One possible approach (suggested and used fairly widely in the 1990s, sometimes known as “net treatment effects”) is to make a comparison between the distributions $\text{pr} \left\{ Y_i^{obs} \mid S_i^{obs} = s, Z_i = 1 \right\}$ and $\text{pr} \left\{ Y_i^{obs} \mid S_i^{obs} = s, Z_i = 2 \right\}$.

However, Reference 1 notes that such comparisons cannot be considered causal effects at all! The key to understanding this is to recognize that because $S_i^{obs}$ is a post-treatment variable, it could be affected by the treatment. Thus, we should recognize that there are potential outcomes for $S_i$ as well ( $S_i(1)$ and $S_i(2)$), and that $S_i^{obs} = S_i(Z_i)$.

With this language, consider the special case where treatment assignment is completely randomized, i.e. $\text{pr} (Z_i = 1 \mid S_i(1), S_i(2), Y_i(1), Y_i(2)) = p$ for some $0 < p < 1$. Under this assignment, the comparison above is equivalent to the comparison between $\text{pr} \left\{ Y_i(1) \mid S_i(1) = s \right\}$ and $\text{pr} \left\{ Y_i(2) \mid S_i(2) = s \right\}$.

In general, the groups $\{i: S_i(1) = s\}$ and $\{i: S_i(2) = s\}$ are not the same, so the comparison is not a causal effect!

Adjusting for treatment effects: Principal stratification

Frangakis & Rubin propose that we should adjust for post-treatment variables by thinking of treatment effects for each principal strata. Individuals are placed into different principal strata based on their vector of potential outcomes for $S$. Here is a formal definition:

Definition (Principal stratification). The basic principal stratification $P_0$ w.r.t. post-treatment variable $S$ is the partition of units such that, within any set of $P_0$, all units have the same vector $(S_i(1), S_i(2))$.

A principal stratification $P$ w.r.t. $S$ is a partition of units whose sets are unions of sets in the basic principal stratification $P_0$.

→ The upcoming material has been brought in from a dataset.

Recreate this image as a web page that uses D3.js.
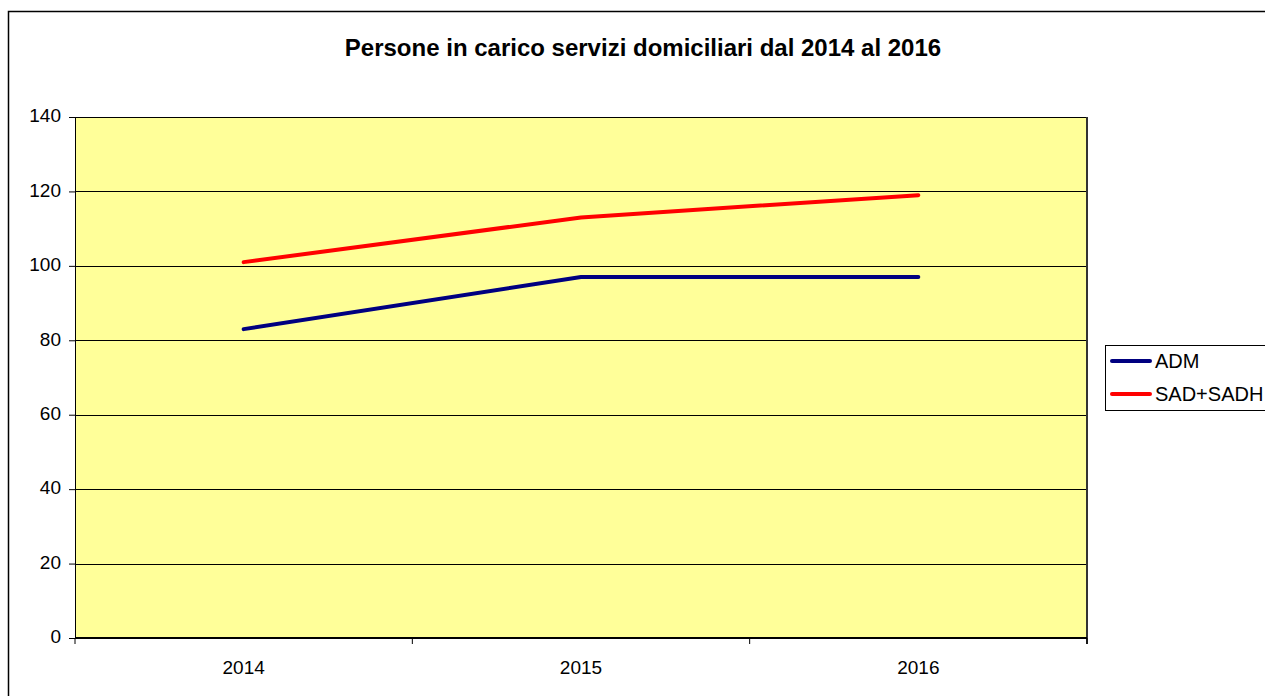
<!DOCTYPE html>
<html>
<head>
<meta charset="utf-8">
<script src="https://cdn.jsdelivr.net/npm/d3@7"></script>
<style>
  body { margin: 0; background: #fff; }
  svg { display: block; font-family: Arial, "Liberation Sans", sans-serif; }
</style>
</head>
<body>
<svg></svg>
<script>
const years = ["2014", "2015", "2016"]
const adm = [83, 97, 97]
const sad = [101, 113, 119]
const yTicks = [0, 20, 40, 60, 80, 100, 120, 140]
const seriesNames = ["ADM", "SAD+SADH"]
const seriesColors = ["#000080", "#ff0000"]

const W = 1265, H = 696,
  plot = {left: 75, top: 117, right: 1087, bottom: 638},
  font = "Arial, 'Liberation Sans', sans-serif"

const svg = d3.select("svg").attr("width", W).attr("height", H)

// outer chart frame (extends past the right and bottom edges)
svg.append("rect").attr("x", 8.5).attr("y", 11.5).attr("width", W + 20).attr("height", H + 20)
  .style("fill", "#fff").style("stroke", "#000").style("stroke-width", 1.5)

const x = d3.scaleBand().domain(years).range([plot.left, plot.right]),
      y = d3.scaleLinear().domain([0, 140]).range([plot.bottom, plot.top])

svg.append("rect").attr("x", plot.left).attr("y", plot.top)
  .attr("width", plot.right - plot.left).attr("height", plot.bottom - plot.top)
  .style("fill", "#ffff99")

// gridlines
svg.append("g").selectAll("line").data(yTicks.filter(d => d > 0)).join("line")
  .attr("x1", plot.left).attr("x2", plot.right)
  .attr("y1", d => Math.round(y(d)) + 0.5).attr("y2", d => Math.round(y(d)) + 0.5)
  .style("stroke", "#000").style("stroke-width", 1)

// right edge of plot (darker)
svg.append("line").attr("x1", plot.right).attr("x2", plot.right).attr("y1", plot.top).attr("y2", plot.bottom + 6)
  .style("stroke", "#333").style("stroke-width", 2)

const yAxis = svg.append("g").attr("transform", `translate(${plot.left},0)`)
  .call(d3.axisLeft(y).tickValues(yTicks).tickSize(6).tickPadding(8).tickFormat(d3.format("d")))
yAxis.select(".domain").style("stroke", "#000")
yAxis.selectAll(".tick line").style("stroke", "#000")
yAxis.selectAll("text").attr("dy", "0.25em").style("font-size", "19px").style("fill", "#000").style("font-family", font)

const xAxis = svg.append("g").attr("transform", `translate(0,${plot.bottom})`)
  .call(d3.axisBottom(x).tickSize(0).tickPadding(23))
xAxis.select(".domain").remove()
xAxis.selectAll("text").style("font-size", "19px").style("fill", "#000").style("font-family", font)
svg.append("line").attr("x1", plot.left).attr("x2", plot.right).attr("y1", plot.bottom).attr("y2", plot.bottom)
  .style("stroke", "#000").style("stroke-width", 2)
svg.append("g").selectAll("line").data([0, 1, 2, 3]).join("line")
  .attr("x1", i => plot.left + i * x.step()).attr("x2", i => plot.left + i * x.step())
  .attr("y1", plot.bottom).attr("y2", plot.bottom + 6)
  .style("stroke", "#000").style("stroke-width", 1)

const line = d3.line().x((d, i) => x(years[i]) + x.bandwidth() / 2).y(d => y(d))
;[adm, sad].forEach((s, i) => {
  svg.append("path").datum(s).attr("d", line)
    .style("fill", "none").style("stroke", seriesColors[i]).style("stroke-width", 4)
    .style("stroke-linecap", "round").style("stroke-linejoin", "round")
})

svg.append("text").text("Persone in carico servizi domiciliari dal 2014 al 2016")
  .attr("x", 643).attr("y", 56).style("text-anchor", "middle")
  .style("font-size", "24px").style("font-weight", "bold").style("font-family", font)

// legend
const legend = svg.append("g")
legend.append("rect").attr("x", 1105.5).attr("y", 345.5).attr("width", 200).attr("height", 65)
  .style("fill", "#fff").style("stroke", "#000").style("stroke-width", 1)
seriesNames.forEach((name, i) => {
  const ly = 361 + i * 33
  legend.append("line").attr("x1", 1112).attr("x2", 1150).attr("y1", ly).attr("y2", ly)
    .style("stroke", seriesColors[i]).style("stroke-width", 4).style("stroke-linecap", "round")
  legend.append("text").text(name).attr("x", 1155).attr("y", ly + 7).style("font-size", "20px").style("font-family", font)
})
</script>
</body>
</html>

This allows us to define treatment effects that are always causal effects (as compared to the net treatment effects from the previous section):

Definition (Principal effects). Let $P$ be a principal stratification w.r.t. $S$ and let $S_i^P$ be the stratum of $P$ that unit $i$ belongs to. For a given principal stratum $\zeta \in P$, a principal effect for $\zeta$ is defined as a comparison between the sets $\left\{ Y_i(1): S_i^P = \zeta \right\}$ and $\left\{ Y_i(2): S_i^P = \zeta \right\}$.

Theorem. Principal effects are always causal effects.

The main benefit of principal stratification is that it gives us conceptual clarity of the estimand: what is it that we are actually trying to estimate? If the quantity that we are estimating does not make sense, then strategies to estimate those quantities are misguided.

Principal stratification gives us quantities that we can claim to be causal effects. Unfortunately, in general we do not know which principal stratum a unit belongs to since we can only observe one of the potential outcomes for $S_i$. What we could do is to treat it as a missing data problem and use techniques from the missing data literature to help us out.

Connection with non-compliance

Imagine that $S_i$ is the post-treatment variable indicating whether unit $i$ actually took the treatment or not (1 if they did not take the treatment, 2 if they did take the treatment). We can then divide the population into 4 principal strata, as shown in the diagram below: Principal effects are defined for each of the 4 groups. You may recognize the treatment effect for the compliers as the complier average causal effect (CACE), which is the typical estimand in instrumental variables studies. Hence, the CACE is a principal effect, and any techniques we use to estimate principal effects can be used to estimate the CACE.

References:

1. Frangakis, C. E., and Rubin, D. B. (2002). Principal stratification in causal inference.